• Information shown:
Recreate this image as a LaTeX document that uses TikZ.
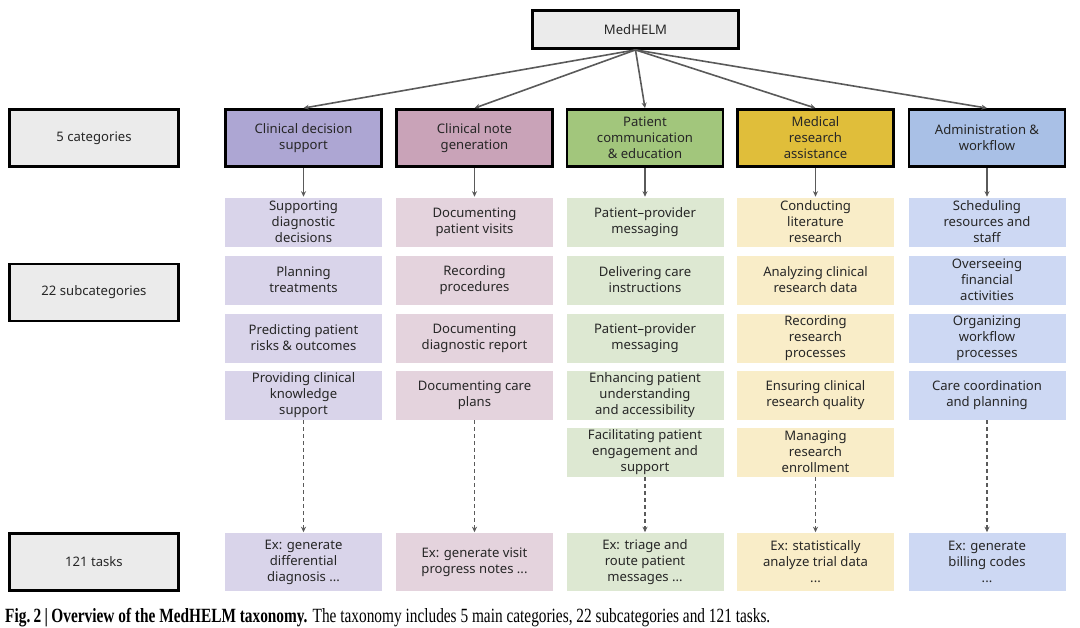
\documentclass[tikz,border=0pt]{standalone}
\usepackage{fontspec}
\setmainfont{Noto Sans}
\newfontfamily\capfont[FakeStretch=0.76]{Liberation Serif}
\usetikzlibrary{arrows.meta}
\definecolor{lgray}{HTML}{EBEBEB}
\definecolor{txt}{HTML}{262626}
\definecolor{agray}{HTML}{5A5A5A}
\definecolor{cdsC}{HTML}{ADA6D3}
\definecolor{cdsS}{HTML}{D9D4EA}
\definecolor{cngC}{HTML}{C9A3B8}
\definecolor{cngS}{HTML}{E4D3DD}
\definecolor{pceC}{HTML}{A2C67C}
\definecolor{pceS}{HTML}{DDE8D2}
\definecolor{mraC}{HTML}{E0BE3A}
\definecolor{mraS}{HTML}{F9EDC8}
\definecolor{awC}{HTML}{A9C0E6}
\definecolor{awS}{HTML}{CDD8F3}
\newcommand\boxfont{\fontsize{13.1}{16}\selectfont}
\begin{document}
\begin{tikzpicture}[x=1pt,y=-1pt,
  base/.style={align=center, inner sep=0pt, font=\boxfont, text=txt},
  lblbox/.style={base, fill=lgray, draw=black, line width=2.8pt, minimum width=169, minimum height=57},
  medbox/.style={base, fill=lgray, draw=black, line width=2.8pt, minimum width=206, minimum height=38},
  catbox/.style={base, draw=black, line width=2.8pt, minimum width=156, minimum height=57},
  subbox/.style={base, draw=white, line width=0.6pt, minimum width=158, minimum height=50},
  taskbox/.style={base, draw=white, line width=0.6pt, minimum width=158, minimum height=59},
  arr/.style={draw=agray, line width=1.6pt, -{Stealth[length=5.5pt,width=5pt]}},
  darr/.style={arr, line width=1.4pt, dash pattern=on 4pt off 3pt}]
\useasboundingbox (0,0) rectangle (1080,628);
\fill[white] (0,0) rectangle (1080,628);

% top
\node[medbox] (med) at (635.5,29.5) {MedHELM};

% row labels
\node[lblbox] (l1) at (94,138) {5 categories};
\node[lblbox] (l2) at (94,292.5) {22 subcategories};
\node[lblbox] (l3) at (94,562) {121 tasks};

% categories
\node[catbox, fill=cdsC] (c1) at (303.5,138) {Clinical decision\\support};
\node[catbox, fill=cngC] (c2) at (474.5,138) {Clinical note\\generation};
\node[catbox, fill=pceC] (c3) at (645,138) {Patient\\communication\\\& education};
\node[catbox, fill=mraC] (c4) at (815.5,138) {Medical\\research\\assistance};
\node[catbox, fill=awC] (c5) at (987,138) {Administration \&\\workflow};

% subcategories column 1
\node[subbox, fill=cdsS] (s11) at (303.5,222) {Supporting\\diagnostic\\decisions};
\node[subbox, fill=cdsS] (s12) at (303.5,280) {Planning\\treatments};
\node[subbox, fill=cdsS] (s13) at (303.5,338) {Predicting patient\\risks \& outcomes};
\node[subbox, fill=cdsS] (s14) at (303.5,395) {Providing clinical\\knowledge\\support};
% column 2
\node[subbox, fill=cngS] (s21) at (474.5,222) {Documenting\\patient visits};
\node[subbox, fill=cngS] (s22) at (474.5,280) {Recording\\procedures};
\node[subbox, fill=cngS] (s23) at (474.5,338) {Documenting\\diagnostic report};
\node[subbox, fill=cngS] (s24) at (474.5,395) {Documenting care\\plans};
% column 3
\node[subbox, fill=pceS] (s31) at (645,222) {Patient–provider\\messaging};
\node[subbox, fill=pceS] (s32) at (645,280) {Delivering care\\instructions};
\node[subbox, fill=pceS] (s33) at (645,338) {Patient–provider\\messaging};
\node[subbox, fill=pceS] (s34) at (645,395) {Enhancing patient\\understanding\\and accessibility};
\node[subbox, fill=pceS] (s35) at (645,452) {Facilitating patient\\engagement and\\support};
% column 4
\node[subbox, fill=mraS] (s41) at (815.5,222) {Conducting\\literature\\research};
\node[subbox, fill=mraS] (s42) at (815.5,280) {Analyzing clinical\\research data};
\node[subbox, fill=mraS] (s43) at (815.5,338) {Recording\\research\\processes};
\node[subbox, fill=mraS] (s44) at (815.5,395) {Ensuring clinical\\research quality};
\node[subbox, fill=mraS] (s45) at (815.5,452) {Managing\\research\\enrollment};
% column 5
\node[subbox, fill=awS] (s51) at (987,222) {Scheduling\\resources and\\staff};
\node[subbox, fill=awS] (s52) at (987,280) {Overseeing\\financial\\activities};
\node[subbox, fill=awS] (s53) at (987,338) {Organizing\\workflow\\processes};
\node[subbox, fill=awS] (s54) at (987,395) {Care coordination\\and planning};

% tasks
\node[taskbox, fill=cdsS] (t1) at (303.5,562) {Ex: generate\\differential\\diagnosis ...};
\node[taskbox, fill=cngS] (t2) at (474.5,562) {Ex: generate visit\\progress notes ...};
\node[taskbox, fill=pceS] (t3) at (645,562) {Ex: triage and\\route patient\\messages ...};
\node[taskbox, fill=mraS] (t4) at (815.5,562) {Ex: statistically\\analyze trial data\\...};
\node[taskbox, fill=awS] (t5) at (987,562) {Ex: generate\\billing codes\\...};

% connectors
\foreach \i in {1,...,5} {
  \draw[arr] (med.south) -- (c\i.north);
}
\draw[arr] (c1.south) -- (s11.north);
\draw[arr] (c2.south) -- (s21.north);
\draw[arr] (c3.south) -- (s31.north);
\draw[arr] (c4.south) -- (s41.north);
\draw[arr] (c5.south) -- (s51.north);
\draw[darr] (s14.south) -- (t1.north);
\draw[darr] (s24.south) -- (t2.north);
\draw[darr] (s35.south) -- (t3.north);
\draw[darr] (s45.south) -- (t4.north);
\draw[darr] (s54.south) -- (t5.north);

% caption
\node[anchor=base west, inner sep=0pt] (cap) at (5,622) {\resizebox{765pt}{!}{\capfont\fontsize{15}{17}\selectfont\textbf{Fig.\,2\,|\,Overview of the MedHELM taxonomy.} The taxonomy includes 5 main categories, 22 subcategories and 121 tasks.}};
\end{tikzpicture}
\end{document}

• Problem to solve: Set down all the data again exactly as above, pictures excluded.

• Written solution:
Recreate this image as a LaTeX document that uses TikZ.
\documentclass[tikz,border=0pt]{standalone}
\usepackage{fontspec}
\setmainfont{Noto Sans}
\newfontfamily\capfont[FakeStretch=0.76]{Liberation Serif}
\usetikzlibrary{arrows.meta}
\definecolor{lgray}{HTML}{EBEBEB}
\definecolor{txt}{HTML}{262626}
\definecolor{agray}{HTML}{5A5A5A}
\definecolor{cdsC}{HTML}{ADA6D3}
\definecolor{cdsS}{HTML}{D9D4EA}
\definecolor{cngC}{HTML}{C9A3B8}
\definecolor{cngS}{HTML}{E4D3DD}
\definecolor{pceC}{HTML}{A2C67C}
\definecolor{pceS}{HTML}{DDE8D2}
\definecolor{mraC}{HTML}{E0BE3A}
\definecolor{mraS}{HTML}{F9EDC8}
\definecolor{awC}{HTML}{A9C0E6}
\definecolor{awS}{HTML}{CDD8F3}
\newcommand\boxfont{\fontsize{13.1}{16}\selectfont}
\begin{document}
\begin{tikzpicture}[x=1pt,y=-1pt,
  base/.style={align=center, inner sep=0pt, font=\boxfont, text=txt},
  lblbox/.style={base, fill=lgray, draw=black, line width=2.8pt, minimum width=169, minimum height=57},
  medbox/.style={base, fill=lgray, draw=black, line width=2.8pt, minimum width=206, minimum height=38},
  catbox/.style={base, draw=black, line width=2.8pt, minimum width=156, minimum height=57},
  subbox/.style={base, draw=white, line width=0.6pt, minimum width=158, minimum height=50},
  taskbox/.style={base, draw=white, line width=0.6pt, minimum width=158, minimum height=59},
  arr/.style={draw=agray, line width=1.6pt, -{Stealth[length=5.5pt,width=5pt]}},
  darr/.style={arr, line width=1.4pt, dash pattern=on 4pt off 3pt}]
\useasboundingbox (0,0) rectangle (1080,628);
\fill[white] (0,0) rectangle (1080,628);

% top
\node[medbox] (med) at (635.5,29.5) {MedHELM};

% row labels
\node[lblbox] (l1) at (94,138) {5 categories};
\node[lblbox] (l2) at (94,292.5) {22 subcategories};
\node[lblbox] (l3) at (94,562) {121 tasks};

% categories
\node[catbox, fill=cdsC] (c1) at (303.5,138) {Clinical decision\\support};
\node[catbox, fill=cngC] (c2) at (474.5,138) {Clinical note\\generation};
\node[catbox, fill=pceC] (c3) at (645,138) {Patient\\communication\\\& education};
\node[catbox, fill=mraC] (c4) at (815.5,138) {Medical\\research\\assistance};
\node[catbox, fill=awC] (c5) at (987,138) {Administration \&\\workflow};

% subcategories column 1
\node[subbox, fill=cdsS] (s11) at (303.5,222) {Supporting\\diagnostic\\decisions};
\node[subbox, fill=cdsS] (s12) at (303.5,280) {Planning\\treatments};
\node[subbox, fill=cdsS] (s13) at (303.5,338) {Predicting patient\\risks \& outcomes};
\node[subbox, fill=cdsS] (s14) at (303.5,395) {Providing clinical\\knowledge\\support};
% column 2
\node[subbox, fill=cngS] (s21) at (474.5,222) {Documenting\\patient visits};
\node[subbox, fill=cngS] (s22) at (474.5,280) {Recording\\procedures};
\node[subbox, fill=cngS] (s23) at (474.5,338) {Documenting\\diagnostic report};
\node[subbox, fill=cngS] (s24) at (474.5,395) {Documenting care\\plans};
% column 3
\node[subbox, fill=pceS] (s31) at (645,222) {Patient–provider\\messaging};
\node[subbox, fill=pceS] (s32) at (645,280) {Delivering care\\instructions};
\node[subbox, fill=pceS] (s33) at (645,338) {Patient–provider\\messaging};
\node[subbox, fill=pceS] (s34) at (645,395) {Enhancing patient\\understanding\\and accessibility};
\node[subbox, fill=pceS] (s35) at (645,452) {Facilitating patient\\engagement and\\support};
% column 4
\node[subbox, fill=mraS] (s41) at (815.5,222) {Conducting\\literature\\research};
\node[subbox, fill=mraS] (s42) at (815.5,280) {Analyzing clinical\\research data};
\node[subbox, fill=mraS] (s43) at (815.5,338) {Recording\\research\\processes};
\node[subbox, fill=mraS] (s44) at (815.5,395) {Ensuring clinical\\research quality};
\node[subbox, fill=mraS] (s45) at (815.5,452) {Managing\\research\\enrollment};
% column 5
\node[subbox, fill=awS] (s51) at (987,222) {Scheduling\\resources and\\staff};
\node[subbox, fill=awS] (s52) at (987,280) {Overseeing\\financial\\activities};
\node[subbox, fill=awS] (s53) at (987,338) {Organizing\\workflow\\processes};
\node[subbox, fill=awS] (s54) at (987,395) {Care coordination\\and planning};

% tasks
\node[taskbox, fill=cdsS] (t1) at (303.5,562) {Ex: generate\\differential\\diagnosis ...};
\node[taskbox, fill=cngS] (t2) at (474.5,562) {Ex: generate visit\\progress notes ...};
\node[taskbox, fill=pceS] (t3) at (645,562) {Ex: triage and\\route patient\\messages ...};
\node[taskbox, fill=mraS] (t4) at (815.5,562) {Ex: statistically\\analyze trial data\\...};
\node[taskbox, fill=awS] (t5) at (987,562) {Ex: generate\\billing codes\\...};

% connectors
\foreach \i in {1,...,5} {
  \draw[arr] (med.south) -- (c\i.north);
}
\draw[arr] (c1.south) -- (s11.north);
\draw[arr] (c2.south) -- (s21.north);
\draw[arr] (c3.south) -- (s31.north);
\draw[arr] (c4.south) -- (s41.north);
\draw[arr] (c5.south) -- (s51.north);
\draw[darr] (s14.south) -- (t1.north);
\draw[darr] (s24.south) -- (t2.north);
\draw[darr] (s35.south) -- (t3.north);
\draw[darr] (s45.south) -- (t4.north);
\draw[darr] (s54.south) -- (t5.north);

% caption
\node[anchor=base west, inner sep=0pt] (cap) at (5,622) {\resizebox{765pt}{!}{\capfont\fontsize{15}{17}\selectfont\textbf{Fig.\,2\,|\,Overview of the MedHELM taxonomy.} The taxonomy includes 5 main categories, 22 subcategories and 121 tasks.}};
\end{tikzpicture}
\end{document}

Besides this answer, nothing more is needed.